***** Stored data *****
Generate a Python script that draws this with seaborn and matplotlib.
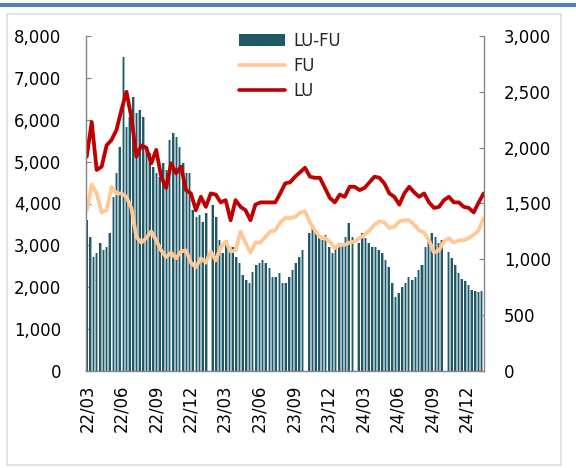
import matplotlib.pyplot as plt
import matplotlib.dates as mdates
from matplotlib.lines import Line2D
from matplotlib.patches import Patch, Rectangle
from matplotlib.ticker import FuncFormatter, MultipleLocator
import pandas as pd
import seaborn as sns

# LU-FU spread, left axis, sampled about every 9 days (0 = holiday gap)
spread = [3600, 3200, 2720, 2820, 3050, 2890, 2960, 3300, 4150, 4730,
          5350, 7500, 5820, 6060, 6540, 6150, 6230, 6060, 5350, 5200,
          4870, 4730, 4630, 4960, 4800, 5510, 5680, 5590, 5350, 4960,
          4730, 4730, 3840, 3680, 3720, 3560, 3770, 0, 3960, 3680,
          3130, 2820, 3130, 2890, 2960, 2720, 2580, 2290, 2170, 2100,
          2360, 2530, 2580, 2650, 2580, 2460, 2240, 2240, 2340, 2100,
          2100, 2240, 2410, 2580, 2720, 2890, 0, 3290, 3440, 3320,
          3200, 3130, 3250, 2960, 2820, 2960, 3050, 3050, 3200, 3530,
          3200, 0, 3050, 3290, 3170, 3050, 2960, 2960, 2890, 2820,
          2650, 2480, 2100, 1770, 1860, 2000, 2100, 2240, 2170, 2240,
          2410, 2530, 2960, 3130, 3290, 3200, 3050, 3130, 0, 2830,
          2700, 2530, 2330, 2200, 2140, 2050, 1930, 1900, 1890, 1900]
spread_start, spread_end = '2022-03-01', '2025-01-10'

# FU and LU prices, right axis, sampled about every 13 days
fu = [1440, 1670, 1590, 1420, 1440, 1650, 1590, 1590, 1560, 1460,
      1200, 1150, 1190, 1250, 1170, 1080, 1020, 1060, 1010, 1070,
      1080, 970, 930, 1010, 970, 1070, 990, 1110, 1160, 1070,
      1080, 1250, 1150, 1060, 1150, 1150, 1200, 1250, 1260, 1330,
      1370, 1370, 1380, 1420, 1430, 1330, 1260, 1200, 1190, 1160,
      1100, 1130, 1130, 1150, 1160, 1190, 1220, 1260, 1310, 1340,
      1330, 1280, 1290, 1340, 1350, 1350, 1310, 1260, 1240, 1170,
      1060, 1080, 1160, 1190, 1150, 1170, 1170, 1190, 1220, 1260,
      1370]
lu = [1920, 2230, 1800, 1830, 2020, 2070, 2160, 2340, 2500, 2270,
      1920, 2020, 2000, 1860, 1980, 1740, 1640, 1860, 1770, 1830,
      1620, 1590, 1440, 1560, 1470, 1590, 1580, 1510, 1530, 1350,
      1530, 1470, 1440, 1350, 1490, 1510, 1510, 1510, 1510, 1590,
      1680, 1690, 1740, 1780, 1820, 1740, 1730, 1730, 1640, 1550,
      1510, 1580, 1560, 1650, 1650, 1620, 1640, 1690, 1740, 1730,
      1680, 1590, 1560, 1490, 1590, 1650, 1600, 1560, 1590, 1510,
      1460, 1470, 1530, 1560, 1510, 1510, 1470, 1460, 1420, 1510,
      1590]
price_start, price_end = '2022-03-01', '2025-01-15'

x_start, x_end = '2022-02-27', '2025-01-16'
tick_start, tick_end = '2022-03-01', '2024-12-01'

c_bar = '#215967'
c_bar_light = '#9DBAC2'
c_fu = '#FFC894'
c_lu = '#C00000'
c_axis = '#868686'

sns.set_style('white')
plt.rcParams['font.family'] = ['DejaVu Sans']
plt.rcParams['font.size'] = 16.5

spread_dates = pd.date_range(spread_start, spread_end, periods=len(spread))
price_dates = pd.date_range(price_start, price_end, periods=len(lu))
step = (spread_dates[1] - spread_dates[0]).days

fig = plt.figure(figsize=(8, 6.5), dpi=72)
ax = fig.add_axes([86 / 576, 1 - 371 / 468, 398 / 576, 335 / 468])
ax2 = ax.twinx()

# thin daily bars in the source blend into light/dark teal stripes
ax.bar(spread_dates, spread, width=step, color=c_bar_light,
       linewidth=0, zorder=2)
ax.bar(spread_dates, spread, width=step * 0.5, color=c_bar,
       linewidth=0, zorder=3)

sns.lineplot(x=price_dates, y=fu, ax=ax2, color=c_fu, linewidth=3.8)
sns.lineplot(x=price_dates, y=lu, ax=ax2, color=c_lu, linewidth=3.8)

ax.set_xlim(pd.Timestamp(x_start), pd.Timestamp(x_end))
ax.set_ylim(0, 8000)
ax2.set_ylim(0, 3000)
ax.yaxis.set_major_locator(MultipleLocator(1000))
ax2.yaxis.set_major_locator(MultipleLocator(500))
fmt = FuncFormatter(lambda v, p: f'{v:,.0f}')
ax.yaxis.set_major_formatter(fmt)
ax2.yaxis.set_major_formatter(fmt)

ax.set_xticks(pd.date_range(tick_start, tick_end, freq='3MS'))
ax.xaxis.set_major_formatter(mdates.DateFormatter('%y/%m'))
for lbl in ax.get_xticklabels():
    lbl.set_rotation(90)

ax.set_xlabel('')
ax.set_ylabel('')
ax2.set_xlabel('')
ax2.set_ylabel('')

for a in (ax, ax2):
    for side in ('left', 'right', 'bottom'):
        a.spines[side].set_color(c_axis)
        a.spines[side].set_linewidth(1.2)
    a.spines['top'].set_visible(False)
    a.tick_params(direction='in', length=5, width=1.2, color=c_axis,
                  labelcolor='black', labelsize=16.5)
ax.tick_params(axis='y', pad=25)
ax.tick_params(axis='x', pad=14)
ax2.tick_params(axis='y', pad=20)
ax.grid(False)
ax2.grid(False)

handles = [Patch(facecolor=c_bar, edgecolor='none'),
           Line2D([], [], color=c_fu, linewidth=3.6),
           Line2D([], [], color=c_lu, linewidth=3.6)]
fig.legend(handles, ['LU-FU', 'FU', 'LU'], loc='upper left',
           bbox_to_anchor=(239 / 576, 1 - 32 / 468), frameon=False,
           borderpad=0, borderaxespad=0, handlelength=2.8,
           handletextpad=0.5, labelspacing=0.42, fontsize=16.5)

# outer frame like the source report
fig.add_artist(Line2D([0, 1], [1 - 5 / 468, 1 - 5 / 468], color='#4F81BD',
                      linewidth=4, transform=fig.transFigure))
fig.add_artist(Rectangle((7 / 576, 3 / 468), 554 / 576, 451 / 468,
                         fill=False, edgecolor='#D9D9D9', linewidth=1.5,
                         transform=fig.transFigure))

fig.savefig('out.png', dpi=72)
*****
Task prompt -
Copy out all the data exactly; skip the pictures.

Written response -
Generate a Python script that draws this with seaborn and matplotlib.
import matplotlib.pyplot as plt
import matplotlib.dates as mdates
from matplotlib.lines import Line2D
from matplotlib.patches import Patch, Rectangle
from matplotlib.ticker import FuncFormatter, MultipleLocator
import pandas as pd
import seaborn as sns

# LU-FU spread, left axis, sampled about every 9 days (0 = holiday gap)
spread = [3600, 3200, 2720, 2820, 3050, 2890, 2960, 3300, 4150, 4730,
          5350, 7500, 5820, 6060, 6540, 6150, 6230, 6060, 5350, 5200,
          4870, 4730, 4630, 4960, 4800, 5510, 5680, 5590, 5350, 4960,
          4730, 4730, 3840, 3680, 3720, 3560, 3770, 0, 3960, 3680,
          3130, 2820, 3130, 2890, 2960, 2720, 2580, 2290, 2170, 2100,
          2360, 2530, 2580, 2650, 2580, 2460, 2240, 2240, 2340, 2100,
          2100, 2240, 2410, 2580, 2720, 2890, 0, 3290, 3440, 3320,
          3200, 3130, 3250, 2960, 2820, 2960, 3050, 3050, 3200, 3530,
          3200, 0, 3050, 3290, 3170, 3050, 2960, 2960, 2890, 2820,
          2650, 2480, 2100, 1770, 1860, 2000, 2100, 2240, 2170, 2240,
          2410, 2530, 2960, 3130, 3290, 3200, 3050, 3130, 0, 2830,
          2700, 2530, 2330, 2200, 2140, 2050, 1930, 1900, 1890, 1900]
spread_start, spread_end = '2022-03-01', '2025-01-10'

# FU and LU prices, right axis, sampled about every 13 days
fu = [1440, 1670, 1590, 1420, 1440, 1650, 1590, 1590, 1560, 1460,
      1200, 1150, 1190, 1250, 1170, 1080, 1020, 1060, 1010, 1070,
      1080, 970, 930, 1010, 970, 1070, 990, 1110, 1160, 1070,
      1080, 1250, 1150, 1060, 1150, 1150, 1200, 1250, 1260, 1330,
      1370, 1370, 1380, 1420, 1430, 1330, 1260, 1200, 1190, 1160,
      1100, 1130, 1130, 1150, 1160, 1190, 1220, 1260, 1310, 1340,
      1330, 1280, 1290, 1340, 1350, 1350, 1310, 1260, 1240, 1170,
      1060, 1080, 1160, 1190, 1150, 1170, 1170, 1190, 1220, 1260,
      1370]
lu = [1920, 2230, 1800, 1830, 2020, 2070, 2160, 2340, 2500, 2270,
      1920, 2020, 2000, 1860, 1980, 1740, 1640, 1860, 1770, 1830,
      1620, 1590, 1440, 1560, 1470, 1590, 1580, 1510, 1530, 1350,
      1530, 1470, 1440, 1350, 1490, 1510, 1510, 1510, 1510, 1590,
      1680, 1690, 1740, 1780, 1820, 1740, 1730, 1730, 1640, 1550,
      1510, 1580, 1560, 1650, 1650, 1620, 1640, 1690, 1740, 1730,
      1680, 1590, 1560, 1490, 1590, 1650, 1600, 1560, 1590, 1510,
      1460, 1470, 1530, 1560, 1510, 1510, 1470, 1460, 1420, 1510,
      1590]
price_start, price_end = '2022-03-01', '2025-01-15'

x_start, x_end = '2022-02-27', '2025-01-16'
tick_start, tick_end = '2022-03-01', '2024-12-01'

c_bar = '#215967'
c_bar_light = '#9DBAC2'
c_fu = '#FFC894'
c_lu = '#C00000'
c_axis = '#868686'

sns.set_style('white')
plt.rcParams['font.family'] = ['DejaVu Sans']
plt.rcParams['font.size'] = 16.5

spread_dates = pd.date_range(spread_start, spread_end, periods=len(spread))
price_dates = pd.date_range(price_start, price_end, periods=len(lu))
step = (spread_dates[1] - spread_dates[0]).days

fig = plt.figure(figsize=(8, 6.5), dpi=72)
ax = fig.add_axes([86 / 576, 1 - 371 / 468, 398 / 576, 335 / 468])
ax2 = ax.twinx()

# thin daily bars in the source blend into light/dark teal stripes
ax.bar(spread_dates, spread, width=step, color=c_bar_light,
       linewidth=0, zorder=2)
ax.bar(spread_dates, spread, width=step * 0.5, color=c_bar,
       linewidth=0, zorder=3)

sns.lineplot(x=price_dates, y=fu, ax=ax2, color=c_fu, linewidth=3.8)
sns.lineplot(x=price_dates, y=lu, ax=ax2, color=c_lu, linewidth=3.8)

ax.set_xlim(pd.Timestamp(x_start), pd.Timestamp(x_end))
ax.set_ylim(0, 8000)
ax2.set_ylim(0, 3000)
ax.yaxis.set_major_locator(MultipleLocator(1000))
ax2.yaxis.set_major_locator(MultipleLocator(500))
fmt = FuncFormatter(lambda v, p: f'{v:,.0f}')
ax.yaxis.set_major_formatter(fmt)
ax2.yaxis.set_major_formatter(fmt)

ax.set_xticks(pd.date_range(tick_start, tick_end, freq='3MS'))
ax.xaxis.set_major_formatter(mdates.DateFormatter('%y/%m'))
for lbl in ax.get_xticklabels():
    lbl.set_rotation(90)

ax.set_xlabel('')
ax.set_ylabel('')
ax2.set_xlabel('')
ax2.set_ylabel('')

for a in (ax, ax2):
    for side in ('left', 'right', 'bottom'):
        a.spines[side].set_color(c_axis)
        a.spines[side].set_linewidth(1.2)
    a.spines['top'].set_visible(False)
    a.tick_params(direction='in', length=5, width=1.2, color=c_axis,
                  labelcolor='black', labelsize=16.5)
ax.tick_params(axis='y', pad=25)
ax.tick_params(axis='x', pad=14)
ax2.tick_params(axis='y', pad=20)
ax.grid(False)
ax2.grid(False)

handles = [Patch(facecolor=c_bar, edgecolor='none'),
           Line2D([], [], color=c_fu, linewidth=3.6),
           Line2D([], [], color=c_lu, linewidth=3.6)]
fig.legend(handles, ['LU-FU', 'FU', 'LU'], loc='upper left',
           bbox_to_anchor=(239 / 576, 1 - 32 / 468), frameon=False,
           borderpad=0, borderaxespad=0, handlelength=2.8,
           handletextpad=0.5, labelspacing=0.42, fontsize=16.5)

# outer frame like the source report
fig.add_artist(Line2D([0, 1], [1 - 5 / 468, 1 - 5 / 468], color='#4F81BD',
                      linewidth=4, transform=fig.transFigure))
fig.add_artist(Rectangle((7 / 576, 3 / 468), 554 / 576, 451 / 468,
                         fill=False, edgecolor='#D9D9D9', linewidth=1.5,
                         transform=fig.transFigure))

fig.savefig('out.png', dpi=72)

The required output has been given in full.